Já Jean-Pierre Colombet, vice-prefeito do vilarejo e que tinha 10 anos na época dos fatos, acha que a cidade quer tirar o rótulo que o "caso do pão maldito" deixou sobre seus habitantes. "Por anos e anos, a cidade ficou conhecida por só ter loucos, e nós não somos loucos. A fama pegou e até hoje é difícil de se desvincular dela", explica o vice-prefeito, um verdadeiro obstinado pelo assunto que coleciona pastas com reportagens e documentos sobre o caso. "Pont-Saint-Esprit sofreu muito com tudo aquilo. Nós nunca tínhamos visto mais do que um cortejo fúnebre por mês. E em uma semana, foram sete. Um verdadeiro trauma."
Além de querer apagar as más recordações, os moradores ainda são totalmente reticentes quanto à versão do escritor Hank Albarelli Jr., autor do livro que culpabiliza o serviço secreto americano pelo "caso do pão maldito". "A CIA? Em Pont-Saint-Esprit? Totalmente absurdo! Quem é um americano para vir dizer o que aconteceu aqui?", questiona o mecânico Paul Pagès, 84 anos, que junto com Colombet, é um dos poucos que ainda fala abertamente sobre o assunto. "Ele pode vir aqui e mostrar quantos documentos quiser. Mas o que serão esses documentos depois de tantos anos e tantas fantasias em torno desta história? Acho muito difícil ele conseguir convencer alguém daqui", diz Pagès, que como todo o francês, em princípio é contra o que quer que seja.
Ao contrário de Pagès, a dentista aposentada Madeleine Eynard, 87 anos, prefere primeiro ouvir os detalhes da nova versão antes de julgar o trabalho do autor do livro A Terrible Mistake, em que Albarelli Jr. Detalha como teria sido a operação com o LSD. "Tudo é possível, e naquela época vivíamos no meio de conspirações e experiências secretas para todo o lado. Estou louca para ler o livro, mas só vou poder se sair uma edição em francês", diz a ex-dentista.
Jovens souberam do caso por filme
Entre a nova geração, nascida bem depois do intrigante caso, ninguém demonstra muito interesse pela polêmica. "Moro aqui há 10 anos e só fiquei sabendo quando vieram gravar um filme sobre essa história, no ano passado. Os mais velhos não gostam de comentar sobre isso e nunca tinham me contado nada", afirma a estudante Samia Harrouchi, 15 anos.

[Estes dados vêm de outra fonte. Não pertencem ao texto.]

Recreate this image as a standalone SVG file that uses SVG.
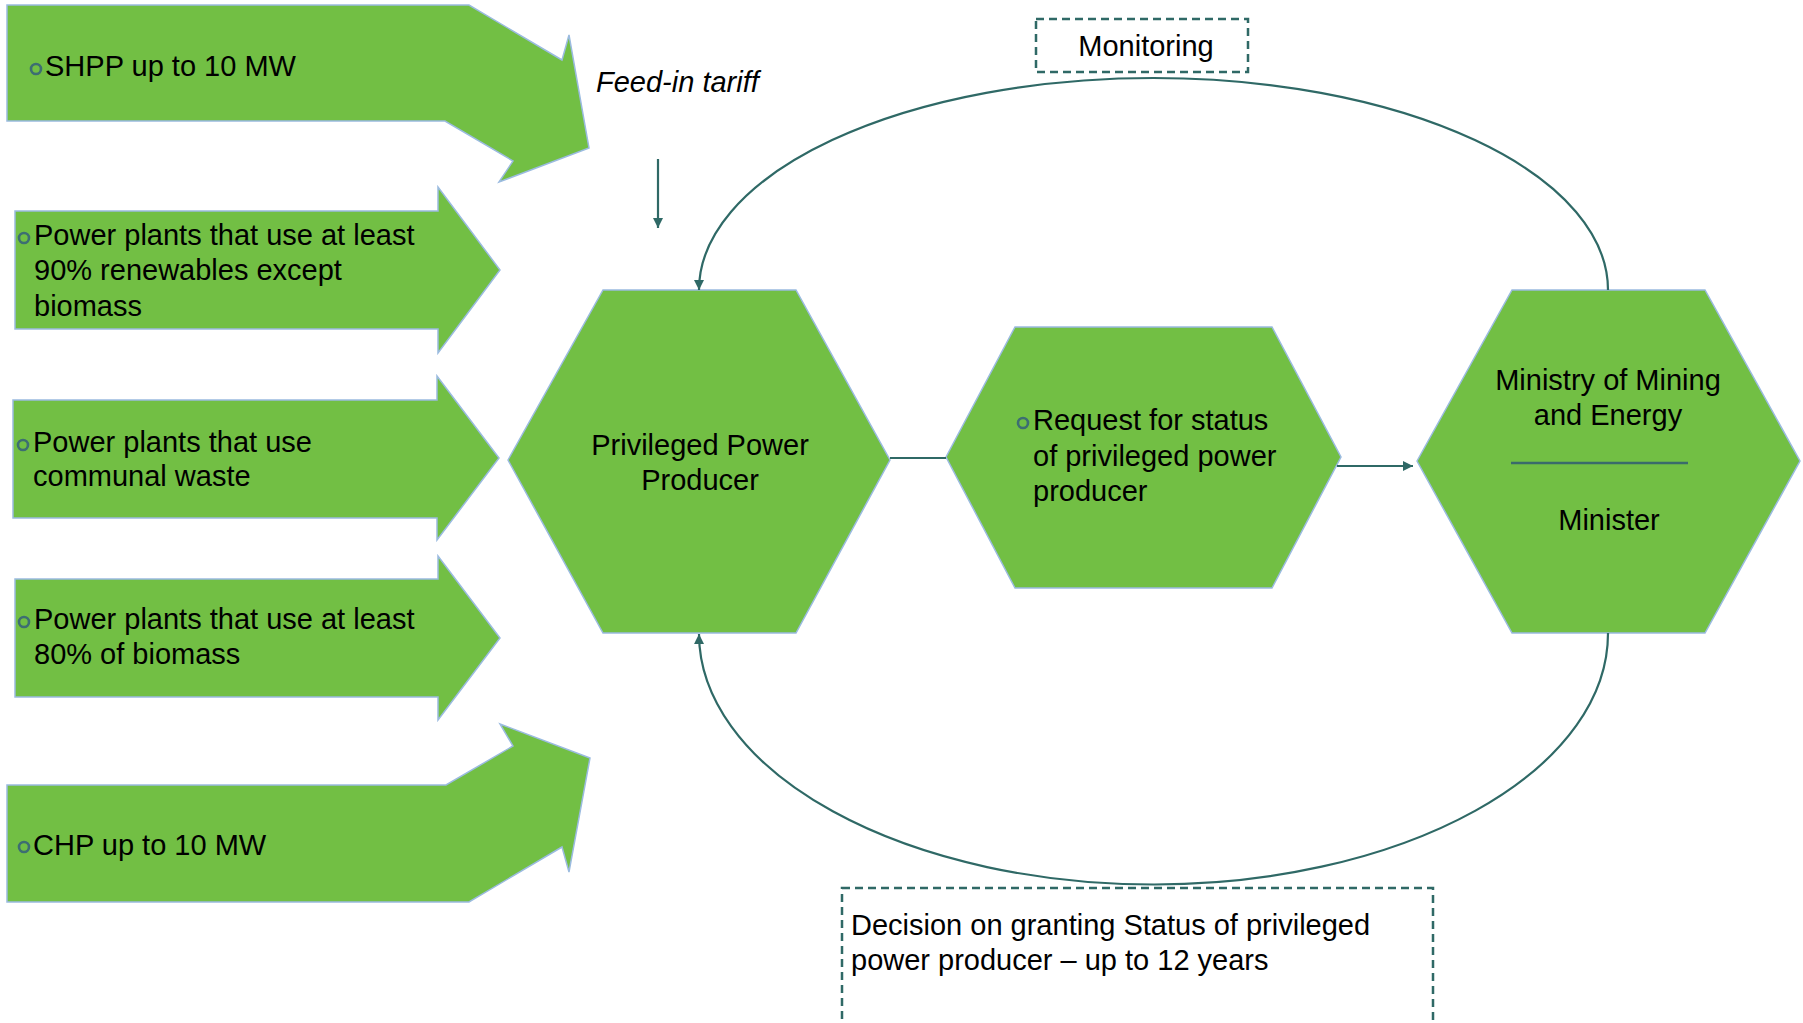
<svg xmlns="http://www.w3.org/2000/svg" width="1803" height="1023" viewBox="0 0 1803 1023">
<defs>
<style>
.shape{fill:#72BF44;stroke:#9BBBE0;stroke-width:1.5;stroke-linejoin:miter}
.t{font-family:"Liberation Sans",Arial,sans-serif;font-size:29px;fill:#000}
.c{text-anchor:middle}
.it{font-style:italic}
.bul{fill:none;stroke:#3D6E72;stroke-width:2.6}
.conn{fill:none;stroke:#2F6966;stroke-width:2.2}
.dash{fill:none;stroke:#2F6966;stroke-width:2.5;stroke-dasharray:8 5}
</style>
<marker id="ah" viewBox="0 0 10 10" refX="10" refY="5" markerWidth="10" markerHeight="10" markerUnits="userSpaceOnUse" orient="auto"><path d="M0,0 L10,5 L0,10 z" fill="#2F6966"/></marker>
</defs>
<rect width="1803" height="1023" fill="#ffffff"/>

<g id="arrow-shpp">
<polygon class="shape" points="7,5 469,5 562,60 569,35 589,148 499,182 513,161 445,121 7,121"/>
<circle class="bul" cx="36" cy="69" r="5"/>
<text class="t" x="45" y="76">SHPP up to 10 MW</text>
</g>

<g id="arrow-renewables">
<polygon class="shape" points="15,211 438,211 438,187 500,270 438,353 438,329 15,329"/>
<circle class="bul" cx="24" cy="238" r="5"/>
<text class="t" x="34" y="245">Power plants that use at least</text>
<text class="t" x="34" y="280">90% renewables except</text>
<text class="t" x="34" y="316">biomass</text>
</g>

<g id="arrow-waste">
<polygon class="shape" points="13,400 437,400 437,376 499,458 437,540 437,518 13,518"/>
<circle class="bul" cx="23" cy="445" r="5"/>
<text class="t" x="33" y="452">Power plants that use</text>
<text class="t" x="33" y="486">communal waste</text>
</g>

<g id="arrow-biomass">
<polygon class="shape" points="15,579 438,579 438,556 500,638 438,720 438,697 15,697"/>
<circle class="bul" cx="24" cy="622" r="5"/>
<text class="t" x="34" y="629">Power plants that use at least</text>
<text class="t" x="34" y="664">80% of biomass</text>
</g>

<g id="arrow-chp">
<polygon class="shape" points="7,785 446,785 513,746 500,724 590,758 569,872 562,847 469,902 7,902"/>
<circle class="bul" cx="24" cy="847" r="5"/>
<text class="t" x="33" y="855">CHP up to 10 MW</text>
</g>

<g id="hex-producer">
<polygon class="shape" points="508,460 603,290 796,290 890,460 796,633 603,633"/>
<text class="t c" x="700" y="455">Privileged Power</text>
<text class="t c" x="700" y="490">Producer</text>
</g>

<g id="hex-request">
<polygon class="shape" points="946,457 1015,327 1272,327 1341,457 1272,588 1015,588"/>
<circle class="bul" cx="1023" cy="423" r="5"/>
<text class="t" x="1033" y="430">Request for status</text>
<text class="t" x="1033" y="466">of privileged power</text>
<text class="t" x="1033" y="501">producer</text>
</g>

<g id="hex-ministry">
<polygon class="shape" points="1417,461 1512,290 1705,290 1800,461 1705,633 1512,633"/>
<text class="t c" x="1608" y="390">Ministry of Mining</text>
<text class="t c" x="1608" y="425">and Energy</text>
<line x1="1511" y1="463" x2="1688" y2="463" stroke="#3A6B6B" stroke-width="2.5"/>
<text class="t c" x="1609" y="530">Minister</text>
</g>

<g id="label-feedin">
<text class="t it" x="596" y="92">Feed-in tariff</text>
</g>

<g id="box-monitoring">
<rect class="dash" x="1036" y="19" width="212" height="53"/>
<text class="t c" x="1146" y="56">Monitoring</text>
</g>

<g id="box-decision">
<rect class="dash" x="842" y="888" width="591" height="170"/>
<text class="t" x="851" y="935">Decision on granting Status of privileged</text>
<text class="t" x="851" y="970">power producer – up to 12 years</text>
</g>

<g id="connectors">
<line class="conn" x1="658" y1="159" x2="658" y2="228" marker-end="url(#ah)"/>
<line class="conn" x1="890" y1="458" x2="946" y2="458"/>
<line class="conn" x1="1337" y1="466" x2="1413" y2="466" marker-end="url(#ah)"/>
<path class="conn" d="M1608,290 A454.5,212 0 0 0 699,290" marker-end="url(#ah)"/>
<path class="conn" d="M1608,633 A454.5,251 0 0 1 699,634" marker-end="url(#ah)"/>
</g>
</svg>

Apesar de conhecerem poucos detalhes da história, Samia e as amigas Chloé Fournier e Leila Ouerhani, nascidas em Pont-Saint-Esprit, acham quase impossível que a CIA - "aquela dos filmes?", questionam - tenham um dia tido interesse pela cidade. "É uma história muito mirabolante para ser verdade. Aqui não tem nada de especial, por que escolheriam justo uma cidade no meio do nada?", brinca Chloé.